Article XVI, section 3 of the state Constitution allows the House of Representatives the sole authority to impeach state and judicial officers for “drunkenness, crimes, corrupt conduct, or malfeasance or misdemeanors in office.” Mortenson said this should only be used in “grave circumstances,” which he contended fits the situation.

“In this case, a state official caused the death of a citizen and failed to comport himself in the standards we expect following the incident. Our state has never had such an occurrence, where the elected official refused to resign. In short, this is clearly an exceptional case,” he said.

House leaders agreed.

“This isn’t about party or politics. It’s about doing the right thing for South Dakota,” said Peterson. “We must hold our elected leaders to a high standard. In this case, the Attorney General has failed to meet that standard, and we owe it to the people to bring these Articles,” Peterson said in a statement.

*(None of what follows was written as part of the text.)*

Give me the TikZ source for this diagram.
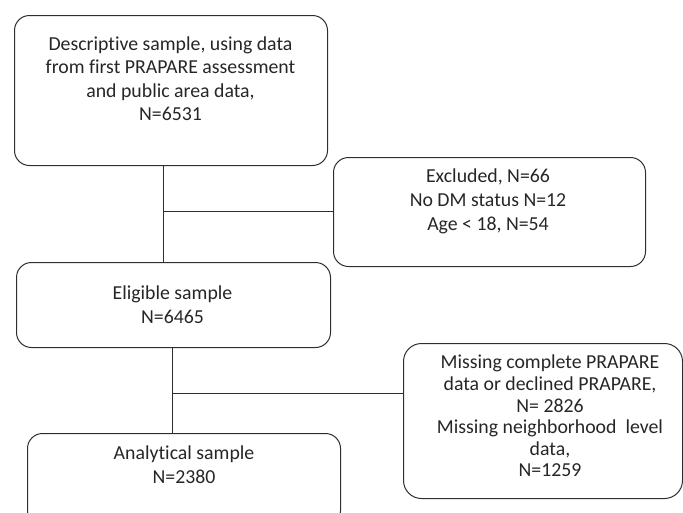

“What happened was a tragedy for all involved. However, that cannot deter us from fulfilling our duties. The Attorney General has lost the confidence of the people of South Dakota, and he should be removed from office for the betterment of the state,” Smith said.

Mortenson said that the impeachment resolution is not political or personal and that he has always had a good relationship with Ravnsborg.

“We need to put principle and our people ahead of politics or our party. In South Dakota, the fact that we are in the same party means that my colleagues and I have had a lot of opportunities to spend time with Attorney General Ravnsborg. That makes this a very uncomfortable exercise, and I would ask that all members are afforded grace in their decision-making,” Mortenson said.